Psychological Reading And Narrative Hints
Every portrait contains a story, even when it refuses anecdote. Here the story is an interior one. The forward lean, the lock of fingers, the level gaze suggest someone caught between listening and deciding. The headscarf may hint at travel, work, or simply a modest preference; the bracelet may be an everyday token, not a jewel. The laurel-like ring of leaves on the left, so faint it’s almost an erasure, can be read as a circle of thought forming, or as a crown refused. None of these readings is required. The drawing’s power lies in leaving us room to infer without forcing us to conclude.
The Relationship Between Artist And Sitter
Because we know the sitter is the artist’s daughter, the drawing carries the warmth of recognition. Yet it makes no private jokes and no display of intimacy. Mucha’s affection appears as discipline: he gives Jaroslava steadiness, space, and seriousness. Portraits of family can lapse into flattery or familiarity; this one chooses respect. The effect is generational, not merely familial. It feels like a relay, a passing of a clear gaze from father to daughter, from one keeper of images to the next.

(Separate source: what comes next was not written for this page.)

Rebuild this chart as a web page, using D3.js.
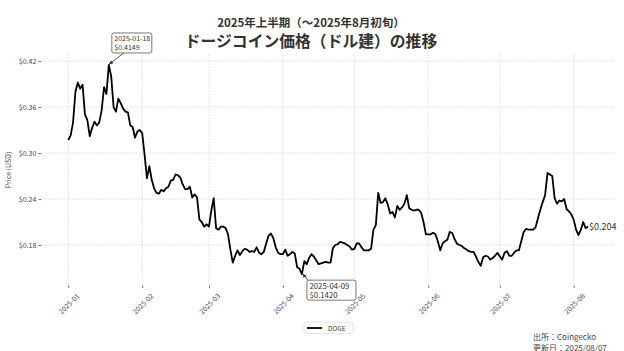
<!DOCTYPE html>
<html><head><meta charset="utf-8">
<script src="https://cdn.jsdelivr.net/npm/d3@7"></script>
<style>
body{margin:0;background:#fff;}
svg{display:block;font-family:"Noto Sans CJK JP","Noto Sans",sans-serif;}
</style></head>
<body><svg id="c" width="624" height="351"></svg>
<script>
const startDate = "2025-01-01";
const prices = [
0.317,0.323,0.340,0.380,0.392,0.384,0.389,0.350,0.343,0.322,0.333,0.341,0.336,0.340,0.356,0.386,0.377,0.4149,0.400,0.360,0.354,0.371,0.365,0.358,0.354,0.353,0.336,0.334,0.320,0.328,0.330,
0.326,0.298,0.267,0.283,0.265,0.254,0.248,0.247,0.252,0.250,0.254,0.256,0.264,0.265,0.272,0.271,0.268,0.259,0.253,0.253,0.256,0.242,0.246,0.242,0.213,0.210,0.204,0.207,
0.204,0.225,0.241,0.202,0.200,0.204,0.204,0.202,0.194,0.174,0.157,0.166,0.173,0.167,0.172,0.175,0.174,0.171,0.172,0.171,0.177,0.170,0.168,0.171,0.182,0.192,0.195,0.189,0.177,0.170,0.168,
0.168,0.174,0.166,0.168,0.171,0.169,0.151,0.149,0.1420,0.159,0.155,0.163,0.168,0.165,0.160,0.155,0.156,0.157,0.158,0.157,0.157,0.176,0.180,0.181,0.184,0.183,0.182,0.180,0.178,0.174,
0.175,0.182,0.182,0.177,0.173,0.173,0.173,0.175,0.200,0.206,0.248,0.235,0.236,0.241,0.233,0.221,0.223,0.216,0.231,0.226,0.229,0.234,0.245,0.228,0.226,0.225,0.226,0.226,0.222,0.210,0.194,
0.194,0.194,0.196,0.194,0.185,0.173,0.182,0.185,0.187,0.197,0.196,0.188,0.182,0.180,0.179,0.176,0.174,0.172,0.171,0.171,0.165,0.158,0.153,0.164,0.166,0.165,0.161,0.163,0.166,0.170,
0.165,0.161,0.170,0.172,0.166,0.166,0.170,0.173,0.173,0.185,0.197,0.201,0.200,0.200,0.200,0.203,0.215,0.226,0.236,0.245,0.274,0.272,0.270,0.241,0.234,0.238,0.237,0.240,0.227,0.224,0.220,
0.213,0.200,0.193,0.200,0.210,0.202,0.204
];
const xTickLabels = ["2025-01","2025-02","2025-03","2025-04","2025-05","2025-06","2025-07","2025-08"];
const yTicks = [0.18,0.24,0.30,0.36,0.42];
const titleLines = ["2025年上半期（～2025年8月初旬）","ドージコイン価格（ドル建）の推移"];
const seriesName = "DOGE";
const annotations = [
  {date:"2025-01-18", label:["2025-01-18","$0.4149"], value:0.4149},
  {date:"2025-04-09", label:["2025-04-09","$0.1420"], value:0.1420}
];
const sourceLines = ["出所：Coingecko","更新日：2025/08/07"];

const parse = d3.utcParse("%Y-%m-%d");
const t0 = parse(startDate);
const data = prices.map((v,i)=>({date:d3.utcDay.offset(t0,i), value:v}));

const svg = d3.select("#c");
const L=42.3, R=614, T=54.5, B=284.6;

const xExt = d3.extent(data,d=>d.date);
const xPad = (xExt[1]-xExt[0])*0.05;
const x = d3.scaleUtc().domain([new Date(+xExt[0]-xPad), new Date(+xExt[1]+xPad)]).range([L,R]);
const yExt = d3.extent(data,d=>d.value);
const yPad = (yExt[1]-yExt[0])*0.05;
const y = d3.scaleLinear().domain([yExt[0]-yPad, yExt[1]+yPad]).range([B,T]);

const xTickDates = xTickLabels.map(s=>d3.utcParse("%Y-%m")(s));

// grid
const grid = svg.append("g");
grid.selectAll("line.h").data(yTicks).join("line")
  .attr("x1",L).attr("x2",R).attr("y1",d=>y(d)).attr("y2",d=>y(d))
  .attr("stroke","#d4d4d4").attr("stroke-width",0.8).attr("stroke-dasharray","1.5,1.5");
grid.selectAll("line.v").data(xTickDates).join("line")
  .attr("y1",T).attr("y2",B).attr("x1",d=>x(d)).attr("x2",d=>x(d))
  .attr("stroke","#d4d4d4").attr("stroke-width",0.8).attr("stroke-dasharray","1.5,1.5");

// y axis
const yAxis = svg.append("g").attr("transform",`translate(${L-1},0)`)
  .call(d3.axisLeft(y).tickValues(yTicks).tickSize(3).tickPadding(2).tickFormat(d=>"$"+d3.format(".2f")(d)));
yAxis.select(".domain").remove();
yAxis.selectAll(".tick line").attr("stroke","#555").attr("stroke-width",0.8);
yAxis.selectAll(".tick text").attr("font-size",7).attr("fill","#444").attr("font-family","'Noto Sans CJK JP',sans-serif");

// x axis
const xAxis = svg.append("g").attr("transform",`translate(0,${B+0.5})`)
  .call(d3.axisBottom(x).tickValues(xTickDates).tickSize(3).tickFormat((d,i)=>xTickLabels[i]));
xAxis.select(".domain").remove();
xAxis.selectAll(".tick line").attr("stroke","#555").attr("stroke-width",0.8);
xAxis.selectAll(".tick text").attr("font-size",7).attr("fill","#444")
  .attr("font-family","'Noto Sans CJK JP',sans-serif")
  .attr("text-anchor","middle").attr("dy",null).attr("y",null)
  .attr("dominant-baseline","central")
  .attr("transform","translate(0,18.5) rotate(-45)");

// line
svg.append("path").datum(data)
  .attr("fill","none").attr("stroke","#000").attr("stroke-width",1.8).attr("stroke-linejoin","round")
  .attr("d",d3.line().x(d=>x(d.date)).y(d=>y(d.value)));

// end label
const last = data[data.length-1];
svg.append("text").attr("x",x(last.date)+1).attr("y",y(last.value)).attr("dominant-baseline","central")
  .attr("font-size",9).attr("fill","#333").text("$"+d3.format(".3f")(last.value));

// annotations
svg.append("defs").append("marker").attr("id","ah").attr("viewBox","0 0 10 10").attr("refX",9).attr("refY",5)
  .attr("markerWidth",5).attr("markerHeight",5).attr("orient","auto-start-reverse")
  .append("path").attr("d","M0,0 L10,5 L0,10 z").attr("fill","#333");
const annStyle = [
  {dx:3, dy:-32, w:40, h:20, fs:7, ax:12, ay:20},
  {dx:5, dy:6, w:49, h:20, fs:7.8, ax:1, ay:0}
];
annotations.forEach((a,i)=>{
  const s = annStyle[i];
  const px = x(parse(a.date)), py = y(a.value);
  const bx = px+s.dx, by = py+s.dy;
  svg.append("line").attr("x1",bx+s.ax).attr("y1",by+s.ay).attr("x2",px+(i===0?0.5:1)).attr("y2",py+(i===0?-1:0))
    .attr("stroke","#333").attr("stroke-width",0.8).attr("marker-end","url(#ah)");
  svg.append("rect").attr("x",bx).attr("y",by).attr("width",s.w).attr("height",s.h).attr("rx",2)
    .attr("fill","#fff").attr("stroke","#555").attr("stroke-width",0.8);
  a.label.forEach((t,j)=>{
    svg.append("text").attr("x",bx+2.5).attr("y",by+5.5+j*8.5).attr("dominant-baseline","central")
      .attr("font-size",s.fs).attr("fill","#333").text(t);
  });
});

// titles
svg.append("text").attr("x",311).attr("y",21.5).attr("text-anchor","middle").attr("dominant-baseline","central")
  .attr("font-size",11.5).attr("font-weight","bold").attr("fill","#333").text(titleLines[0]);
svg.append("text").attr("x",311).attr("y",40).attr("text-anchor","middle").attr("dominant-baseline","central")
  .attr("font-size",15.8).attr("font-weight","bold").attr("fill","#333").text(titleLines[1]);

// y label
svg.append("text").attr("transform","translate(7.5,170) rotate(-90)").attr("text-anchor","middle")
  .attr("dominant-baseline","central").attr("font-size",7).attr("fill","#444").text("Price (USD)");

// legend
const lg = svg.append("g");
lg.append("rect").attr("x",304).attr("y",322).attr("width",49).attr("height",11.5).attr("rx",2)
  .attr("fill","#fff").attr("stroke","#ddd").attr("stroke-width",0.8);
lg.append("line").attr("x1",307).attr("x2",322).attr("y1",328).attr("y2",328).attr("stroke","#000").attr("stroke-width",1.8);
lg.append("text").attr("x",328).attr("y",328).attr("dominant-baseline","central").attr("font-size",6.5).attr("fill","#333").text(seriesName);

// source
sourceLines.forEach((s,i)=>{
  svg.append("text").attr("x",533).attr("y",336+i*11).attr("dominant-baseline","central")
    .attr("font-size",8).attr("fill","#444").text(s);
});
</script></body></html>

The Role Of Blue And The Sense Of Air
The chosen blue is not saturated. It leans toward slate and is textured with a spray of pencil or chalk that keeps it lively. Blue in Mucha’s vocabulary often signals a world of thought, night, or quiet. Here it is air, the breathable field in which the mind can work. It also cools the warm paper and prevents the fabric’s whites from shouting. Viewers sometimes forget how much portraits depend on the “weather” of their backgrounds. This one gives the face a climate.
Craft Choices That Guide The Eye
Mucha uses a handful of craft decisions to guide us without our noticing. He sharpens contour along the nearer forearm and softens it where fabric transitions into the blue oval, nudging us to enter the face through the hands. He darkens the irises just enough that the pupils stay luminous, a reversal that keeps the eyes alive. He suggests the ear under the scarf with a single shadow note, then refuses to elaborate, protecting the frontal focus. These are the invisible courtesies of a master draughtsman.
Human Dignity Through Restraint
One leaves the portrait with a sense of human dignity achieved through absence rather than addition. There is no throne, no lavish setting, no bath of color. There is a person, seated, thinking, and meeting our gaze without theatrics. In a century that would soon descend into noise and spectacle, such images are civilizational anchors. They tutored viewers to recognize value in calm presence, to see authority in attention rather than in display.
Legacy And Why This Portrait Endures
“Portrait of Jaroslava Jarca, Daughter of the Artist” endures because it condenses the best of Mucha’s sensibility into one sheet: reverence for the applied arts without subservience to ornament, love of Slavic texture without ethnographic cliché, and a humane devotion to the people at the center of every grand narrative. It is a picture that invites long looking and rewards it with further quiet. Like all true portraits, it is also a mirror. The steadiness of the sitter encourages steadiness in the viewer. In that shared posture the drawing keeps doing its work, year after year.